The ICOS-CRL builds upon the former Heidelberg Radiocarbon (14C) laboratory, which was operated for more than 50 years by the Heidelberg Academy of Sciences and the Institute of Environmental Physics of Heidelberg University. The Heidelberg Radiocarbon laboratory gained international recognition in many scientific fields exploiting radiocarbon, such as groundwater dating, oceanography, tree ring analysis as well as atmospheric and carbon cycle research. The main task of the ICOS CRL is high precision analysis of CO2 samples from the ICOS atmospheric station network.

The analytical technique of the Heidelberg 14C-laboratory was originally based on high precision proportional gas counting. The ICOS-CRL will continue using this conventional counting technique to allow for a smooth transition to state-of-the-art Accelerator Mass Spectrometry (AMS) radiocarbon analysis and provide a solid link to the historic data sets.

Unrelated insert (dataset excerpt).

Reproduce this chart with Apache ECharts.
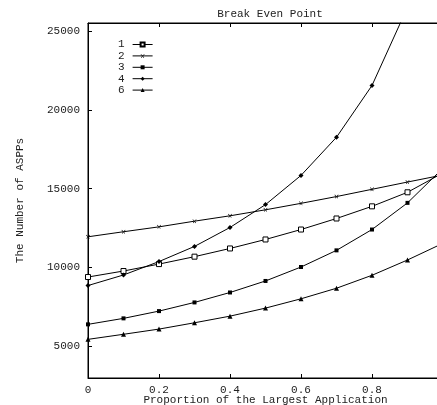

ICOS-CRL operates up to 19 proportional gas counters, which are located in an underground laboratory, specially shielded against cosmic radiation. The analytical capacity of these counters is 500 unknown samples per year at precision of 2 ‰ or better. The majority of the atmospheric air samples from the ICOS RI atmospheric station network will however be analyzed by AMS. For both analytical techniques we developed optimized CO2 extraction and processing methods and built the respective semi-automated processing lines in house. The AMS 14C analyses are currently performed at the CEZA laboratory in Mannheim. One important aim is to maintain a long-term compatibility of both analytical techniques of better than 1 ‰.

Apart from the analytical challenge of making accurate and precise atmospheric 14CO2 measurements, the ICOS-CRL operates an urban atmospheric measurement station in order to test and implement new methods for atmospheric fossil fuel CO2 (ffCCO2) quantification. New surrogate tracers or sampling strategies are tested here before they are implemented in the ICOS RI atmospheric station network.